O tarifaço de Trump anunciado ontem leva os EUA e o mundo à beira do abismo, com recessão e inflação por toda parte. É um tipo de chantagem que nunca se viu nos tempos modernos. Custa crer que tenha defensores aqui dentro. 

Todo esse pessoal quer o caos para dentro dele encontrar seu lugar. E mamar mais um tanto nas tetas do Estado brasileiro. Nunca fizeram nada pelo desenvolvimento econômico e social do país. Não têm nenhum projeto de tal teor para mostrar de seu.
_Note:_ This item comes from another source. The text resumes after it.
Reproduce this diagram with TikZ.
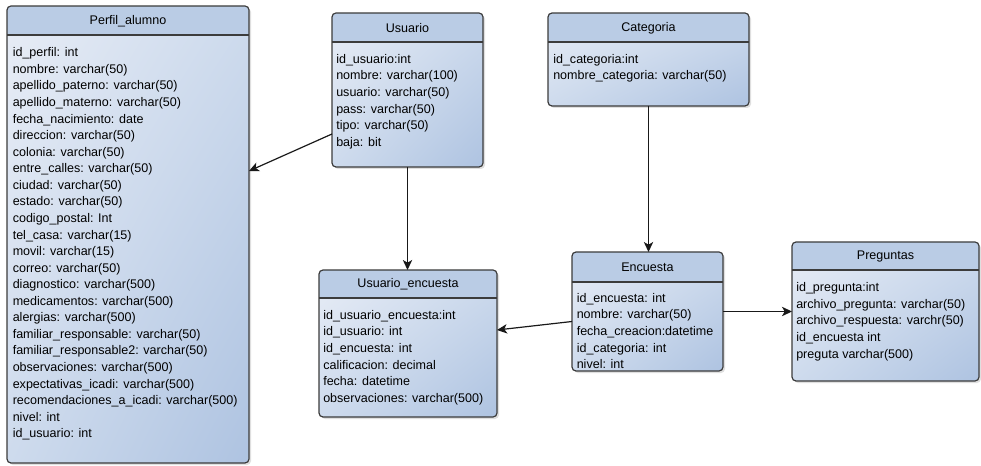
\documentclass[tikz,border=0pt]{standalone}
\usepackage{fontspec}
\setmainfont{Liberation Sans}
\usetikzlibrary{arrows.meta,shadings,shadows,fit,calc}
\definecolor{hdrfill}{RGB}{186,204,229}
\definecolor{bodyA}{RGB}{232,237,246}
\definecolor{bodyM}{RGB}{206,219,237}
\definecolor{bodyB}{RGB}{174,195,225}
\definecolor{boxborder}{RGB}{60,60,60}
\definecolor{connline}{RGB}{25,25,25}
\tikzset{
  tbox/.style={inner sep=0pt, outer sep=0pt, rounded corners=3pt,
    shading=bilinear interpolation,
    upper left=bodyA, upper right=bodyM, lower left=bodyM, lower right=bodyB,
    drop shadow={shadow xshift=1.5pt, shadow yshift=-1.5pt, opacity=0.25}},
  boxline/.style={draw=boxborder, line width=0.9pt},
  titletext/.style={inner sep=0pt, font=\fontsize{9.4}{11}\selectfont},
  fields/.style={inner sep=0pt, anchor=north west, align=left,
    font=\fontsize{9.4}{12.42}\selectfont},
  conn/.style={draw=connline, line width=0.9pt,
    -{Stealth[length=7.5pt,width=7pt,inset=2pt]}},
}
\newcommand\ertable[7]{%
  \node[tbox, fit={(#2,#3) (#4,#5)}] (#1) {};
  \begin{scope}
    \clip[rounded corners=3pt] (#1.north west) rectangle (#1.south east);
    \fill[hdrfill] (#1.north west) rectangle (#4,#6);
  \end{scope}
  \draw[boxline, rounded corners=3pt] (#1.north west) rectangle (#1.south east);
  \draw[boxline] (#2,#6) -- (#4,#6);
  \node[titletext] (#1T) at ({(#2+#4)/2},{(#3+#6)/2+0.5}) {#7};
}
\begin{document}
\begin{tikzpicture}[x=0.75pt,y=-0.75pt]
\useasboundingbox (0,0) rectangle (981,466);

\ertable{perfil}{7}{6}{249}{463}{35}{Perfil\_alumno}
\node[fields] (perfilF) at (12.5,47.5) {id\_perfil: int\\
nombre: varchar(50)\\
apellido\_paterno: varchar(50)\\
apellido\_materno: varchar(50)\\
fecha\_nacimiento: date\\
direccion: varchar(50)\\
colonia: varchar(50)\\
entre\_calles: varchar(50)\\
ciudad: varchar(50)\\
estado: varchar(50)\\
codigo\_postal: Int\\
tel\_casa: varchar(15)\\
movil: varchar(15)\\
correo: varchar(50)\\
diagnostico: varchar(500)\\
medicamentos: varchar(500)\\
alergias: varchar(500)\\
familiar\_responsable: varchar(50)\\
familiar\_responsable2: varchar(50)\\
observaciones: varchar(500)\\
expectativas\_icadi: varchar(500)\\
recomendaciones\_a\_icadi: varchar(500)\\
nivel: int\\
id\_usuario: int};

\ertable{usuario}{332}{13}{483}{167}{42}{Usuario}
\node[fields] (usuarioF) at (336,54) {id\_usuario:int\\
nombre: varchar(100)\\
usuario: varchar(50)\\
pass: varchar(50)\\
tipo: varchar(50)\\
baja: bit};

\ertable{categoria}{548}{13}{749}{106}{42}{Categoria}
\node[fields] (categoriaF) at (553,54) {id\_categoria:int\\
nombre\_categoria: varchar(50)};

\ertable{uenc}{319}{270}{497}{417}{298}{Usuario\_encuesta}
\node[fields] (uencF) at (323,310) {id\_usuario\_encuesta:int\\
id\_usuario: int\\
id\_encuesta: int\\
calificacion: decimal\\
fecha: datetime\\
observaciones: varchar(500)};

\ertable{encuesta}{572}{252}{723}{371}{282}{Encuesta}
\node[fields] (encuestaF) at (576.5,293) {id\_encuesta: int\\
nombre: varchar(50)\\
fecha\_creacion:datetime\\
id\_categoria: int\\
nivel: int};

\ertable{preguntas}{792}{242}{979}{381}{270}{Preguntas}
\node[fields] (preguntasF) at (796,282.5) {id\_pregunta:int\\
archivo\_pregunta: varchar(50)\\
archivo\_respuesta: varchr(50)\\
id\_encuesta int\\
preguta varchar(500)};

\draw[conn] ($(usuario.west)+(0,44)$) -- ($(perfil.east)+(0,-63.5)$);
\draw[conn] (usuario.south) -- (usuario.south |- uenc.north);
\draw[conn] (categoria.south) -- (categoria.south |- encuesta.north);
\draw[conn] ($(encuesta.west)+(0,10)$) -- ($(uenc.east)+(0,-13.5)$);
\draw[conn] (encuesta.east) -- (preguntas.west);
\end{tikzpicture}
\end{document}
Só politicagem e tretas para se arrumarem, seja com peculatos explícitos, seja com projetos faraônicos irrealizáveis para subtrair o dinheiro público aos seus bolsos.

Seja, ainda, com emendas parlamentares feitas de encomenda para desviar dinheiro público, hoje nas alturas dos R$ 50 bilhões ao ano — um quinto do que o governo tem no orçamento para investir planejadamente em infraestrutura e obras necessárias ao nosso desenvolvimento. 

Tudo inconstitucional, porque o Legislativo não tem na Constituição original de 1988 nenhum dispositivo que lhe permita assumir funções do Executivo. O máximo que poderia é fazer sugestões, às claras e competentes, para destacar obras e investimentos, em saúde, educação, habitação ou transporte, por exemplo, que os governos nos três níveis estivessem deixando de ver ou valorizar. 

Até o momento só um personagem dos três Poderes comparece para pôr  o dedo na ferida dessa bandalheira. O ministro Flávio Dino cumpre papel que logo mais suplantará o de Alexandre de Moraes na recondução do país à democracia implantada pela Constituição Cidadã. 

Oxalá chegue o dia dessa depuração, pois o assalto aos cofres públicos não pode passar impune, enquanto assistimos ao julgamento da cúpula golpista que, felizmente, fracassou no seu intento. E o mesmo ainda não se pode dizer da nova leva de anões do orçamento, que corre leve e solta pelos corredores do Congresso Nacional, cada vez mais faminta e ousada, e só agora encontra uma barreira de peso,  estatura e disposição para o bom combate. 

Que viva Dino! 

Nelson Merlin é jornalista aposentado e ainda boquiaberto com o que se vê no Brasil e no mundo.